Overall $106 million is being invested by the federal government in support of major repairs, reconstruction and dredging projects at 125 small craft harbours across Canada this year.
John Lakenman, manager of the Caribou Harbour Authority, said the new breakwater will make the wharf safer for small craft boats and allow the wharf to accommodate more boats.
"It's the extension of the breakwater that will shelter the harbour better and make more room because we will get floating docks on the breakwater," he said. "Two boats wide is OK, but when you get three boats wide, it gets crowded and if you get something that happens to the boat in the middle, we are in trouble fire-wise, accident-wise."
He said more boaters want to use Caribou, but don't because of the overcrowdedness. Currently, there are 45 vessels in Caribou in addition to 40 commercial transit vessels, eight recreational boats and the Pictou Island ferry.
"When lobster season is on it’s three wide and when herring season is on it will be 60 boats," he said. "More boats would come if they could dock more easily.
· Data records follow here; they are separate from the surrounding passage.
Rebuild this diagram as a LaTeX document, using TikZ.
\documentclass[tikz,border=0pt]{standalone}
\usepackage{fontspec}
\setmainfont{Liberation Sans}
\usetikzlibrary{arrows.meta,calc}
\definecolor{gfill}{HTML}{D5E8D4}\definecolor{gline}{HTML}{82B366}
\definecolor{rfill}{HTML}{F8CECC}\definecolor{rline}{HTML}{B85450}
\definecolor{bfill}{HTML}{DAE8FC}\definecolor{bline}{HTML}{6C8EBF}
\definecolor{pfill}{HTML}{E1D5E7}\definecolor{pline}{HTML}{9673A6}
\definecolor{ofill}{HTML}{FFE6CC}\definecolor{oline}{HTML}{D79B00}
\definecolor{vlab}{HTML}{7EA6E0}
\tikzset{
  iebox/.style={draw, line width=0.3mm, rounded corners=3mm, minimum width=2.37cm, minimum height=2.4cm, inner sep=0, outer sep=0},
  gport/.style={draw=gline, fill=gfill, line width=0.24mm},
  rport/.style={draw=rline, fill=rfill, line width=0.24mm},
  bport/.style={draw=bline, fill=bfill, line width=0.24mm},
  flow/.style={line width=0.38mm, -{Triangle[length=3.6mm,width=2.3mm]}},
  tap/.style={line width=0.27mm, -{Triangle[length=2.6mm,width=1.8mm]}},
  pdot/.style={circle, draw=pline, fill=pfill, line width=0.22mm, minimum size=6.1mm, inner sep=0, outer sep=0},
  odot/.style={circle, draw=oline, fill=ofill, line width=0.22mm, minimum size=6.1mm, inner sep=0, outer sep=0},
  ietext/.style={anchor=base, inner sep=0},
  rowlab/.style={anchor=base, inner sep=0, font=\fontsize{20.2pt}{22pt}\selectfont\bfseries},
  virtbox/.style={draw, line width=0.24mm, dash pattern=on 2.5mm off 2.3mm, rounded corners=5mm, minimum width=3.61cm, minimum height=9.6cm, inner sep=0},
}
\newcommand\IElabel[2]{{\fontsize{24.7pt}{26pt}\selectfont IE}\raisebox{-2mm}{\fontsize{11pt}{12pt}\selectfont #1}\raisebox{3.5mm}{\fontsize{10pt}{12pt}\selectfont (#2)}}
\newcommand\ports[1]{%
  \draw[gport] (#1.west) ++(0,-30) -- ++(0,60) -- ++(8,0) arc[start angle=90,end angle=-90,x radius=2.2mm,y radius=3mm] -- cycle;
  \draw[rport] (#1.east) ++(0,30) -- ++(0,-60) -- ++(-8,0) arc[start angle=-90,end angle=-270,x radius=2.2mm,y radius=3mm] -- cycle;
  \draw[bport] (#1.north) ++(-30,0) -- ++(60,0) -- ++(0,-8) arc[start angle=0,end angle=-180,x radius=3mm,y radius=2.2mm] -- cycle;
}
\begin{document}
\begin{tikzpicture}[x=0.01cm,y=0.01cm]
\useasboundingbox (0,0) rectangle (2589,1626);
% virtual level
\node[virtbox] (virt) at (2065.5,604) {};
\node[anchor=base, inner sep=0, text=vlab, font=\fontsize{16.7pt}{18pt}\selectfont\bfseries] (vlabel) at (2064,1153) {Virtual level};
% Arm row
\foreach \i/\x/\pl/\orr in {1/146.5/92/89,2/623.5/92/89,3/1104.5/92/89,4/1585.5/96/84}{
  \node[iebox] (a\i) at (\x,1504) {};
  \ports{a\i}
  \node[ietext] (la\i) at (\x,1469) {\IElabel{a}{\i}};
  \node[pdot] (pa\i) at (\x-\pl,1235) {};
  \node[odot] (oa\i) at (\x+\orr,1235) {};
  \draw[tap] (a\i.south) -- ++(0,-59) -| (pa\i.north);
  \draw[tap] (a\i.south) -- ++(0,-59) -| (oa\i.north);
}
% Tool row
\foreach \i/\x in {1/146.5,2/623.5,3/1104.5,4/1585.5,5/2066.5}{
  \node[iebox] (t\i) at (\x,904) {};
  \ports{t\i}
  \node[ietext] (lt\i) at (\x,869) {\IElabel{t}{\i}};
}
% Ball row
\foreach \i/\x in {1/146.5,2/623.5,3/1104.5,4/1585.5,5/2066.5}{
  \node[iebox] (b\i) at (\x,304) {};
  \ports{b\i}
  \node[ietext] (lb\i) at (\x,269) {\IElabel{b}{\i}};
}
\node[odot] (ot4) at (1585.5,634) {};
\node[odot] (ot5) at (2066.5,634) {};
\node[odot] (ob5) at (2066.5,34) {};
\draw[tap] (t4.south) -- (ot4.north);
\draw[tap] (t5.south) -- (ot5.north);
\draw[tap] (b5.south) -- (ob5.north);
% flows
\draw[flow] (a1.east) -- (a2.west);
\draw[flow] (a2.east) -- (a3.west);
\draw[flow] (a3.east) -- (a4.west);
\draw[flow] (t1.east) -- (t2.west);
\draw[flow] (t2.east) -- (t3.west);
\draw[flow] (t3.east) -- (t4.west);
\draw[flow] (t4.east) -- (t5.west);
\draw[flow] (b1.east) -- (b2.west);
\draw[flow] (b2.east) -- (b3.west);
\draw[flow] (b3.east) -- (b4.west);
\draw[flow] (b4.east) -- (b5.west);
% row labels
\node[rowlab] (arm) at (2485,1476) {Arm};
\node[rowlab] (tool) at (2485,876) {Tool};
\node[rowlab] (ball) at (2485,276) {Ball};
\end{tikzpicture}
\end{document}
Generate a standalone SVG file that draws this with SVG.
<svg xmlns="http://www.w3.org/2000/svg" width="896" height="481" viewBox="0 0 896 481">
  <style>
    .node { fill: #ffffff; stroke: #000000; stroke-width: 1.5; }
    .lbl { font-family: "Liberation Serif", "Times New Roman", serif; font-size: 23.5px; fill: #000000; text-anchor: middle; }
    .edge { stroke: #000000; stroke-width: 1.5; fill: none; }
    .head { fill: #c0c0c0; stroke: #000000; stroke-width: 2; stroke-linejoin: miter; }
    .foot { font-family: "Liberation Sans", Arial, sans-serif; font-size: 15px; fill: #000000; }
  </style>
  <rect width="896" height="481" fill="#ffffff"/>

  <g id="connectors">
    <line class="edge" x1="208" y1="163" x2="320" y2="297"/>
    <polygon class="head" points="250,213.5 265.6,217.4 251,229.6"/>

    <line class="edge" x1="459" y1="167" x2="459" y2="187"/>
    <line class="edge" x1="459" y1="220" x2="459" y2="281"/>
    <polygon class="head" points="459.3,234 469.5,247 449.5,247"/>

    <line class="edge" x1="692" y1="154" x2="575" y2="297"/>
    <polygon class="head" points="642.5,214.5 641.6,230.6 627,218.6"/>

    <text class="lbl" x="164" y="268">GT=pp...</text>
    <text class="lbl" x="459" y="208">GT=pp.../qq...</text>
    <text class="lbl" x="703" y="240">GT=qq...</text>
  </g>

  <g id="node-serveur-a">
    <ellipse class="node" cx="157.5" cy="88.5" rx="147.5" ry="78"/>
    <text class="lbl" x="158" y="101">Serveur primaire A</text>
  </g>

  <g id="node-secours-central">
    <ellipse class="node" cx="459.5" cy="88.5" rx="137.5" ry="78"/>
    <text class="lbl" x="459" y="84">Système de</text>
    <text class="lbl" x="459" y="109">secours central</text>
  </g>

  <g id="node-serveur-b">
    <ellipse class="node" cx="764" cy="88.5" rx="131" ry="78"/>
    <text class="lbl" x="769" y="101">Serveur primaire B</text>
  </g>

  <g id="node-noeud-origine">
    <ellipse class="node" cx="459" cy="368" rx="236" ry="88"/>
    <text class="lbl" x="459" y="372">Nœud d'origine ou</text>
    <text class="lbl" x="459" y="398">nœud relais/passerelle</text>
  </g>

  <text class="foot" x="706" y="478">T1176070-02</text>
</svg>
It's a little bit more crowded. There are people who want to stay here but don't because it's too crowded."
In addition to the funding for small craft harbours, MacKay also assured people that the Caribou, N.S., to Wood Islands, P.E.I., ferry service would continue to be funded until 2016.
This investment will total $58 million over the next two years to support ferry operations in Caribou and Wood Islands, Digby and St. John, N.B., and Iles de la Madelaine, Que., and Souris, P.E.I.
"I can tell you as I began my remarks, as a member of parliament and a resident growing up here, I have seen the crucial impact the ferry service has on our region. The overall economy benefits greatly," he said.
He said since his party formed government in 2006, it has invested $100 million in the Caribou-Wood Islands ferry service and that was from a larger pool of almost $250 million from eastern ferry service funding.
Investments on the local ferry service include replacements of the main engines on both the Holiday Island, rehabilitation of the breakwater, berths for the Holiday Island and Confederation in both Wood Islands and Caribou.